Tennessee’s electric chair at the Riverbend Maximum Security Institution
Kemmler did at least die, but in a way that nearly made his the first and last electrocution in criminal history. The newspapers competed to run the gaudiest tales of his suffering, as though it needed to look any worse than it actually was. Two of the doctors present, Charles Spitzka and Carlos MacDonald, feuded bitterly and publicly for years afterward. Edison, whose role in the affair was now public knowledge, refused to comment or to even speak to reporters. His great rival George Westinghouse, when asked for his opinion of the execution, was far more forthcoming and brutally frank:
“They would have done better using an axe…”
Of course, the chair, its components and the overall method were steadily refined and perfected over the next century or so. Davis’s apprentices Hurlbut and Elliott would go on to perfect the process and kill hundreds doing so, although Hurlbut did commit suicide shortly after resigning from his job as the euphemistically-titled ‘State Electrician’. All of New York’s executioners after Davis had to be qualified electricians, and were paid $150 per prisoner with an extra $50 for any additional prisoner during multiple executions. Good money if you could stomach pulling the switch.

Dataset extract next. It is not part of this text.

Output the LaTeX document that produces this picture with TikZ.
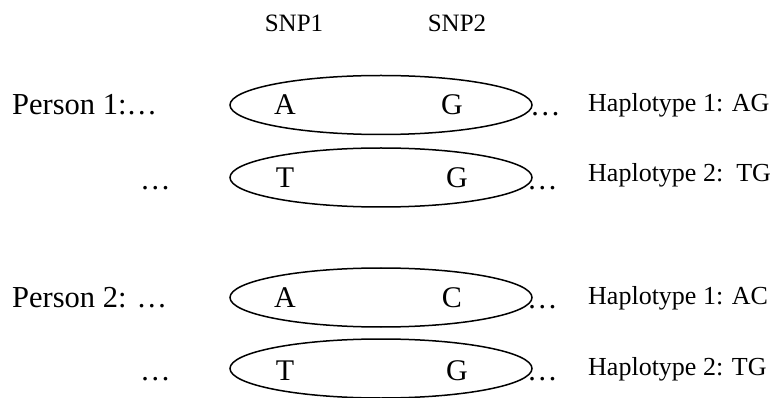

There’s a grim postscript to this story. Until earlier this year the electric chair had fallen into disfavour and disuse. No States retained it as their primary method, having changed to lethal injection as their first choice. The current refusal by drug companies to supply American prisons with the drugs for lethal injection has led to experimentation with different drug combinations and, in turn, botched lethal injections such as Clayton Lockett in Oklahoma and Joseph Wood in Arizona. Wood took over two hours to die in a process that should have taken minutes.Which is why the State of Tennessee, previously discarding their electric chair for lethal injection, have reinstated electrocution and dusted off their ‘hot seat.’
Unlike William Kemmler and 4000 or so other inmates, Old Sparky has risen from the grave.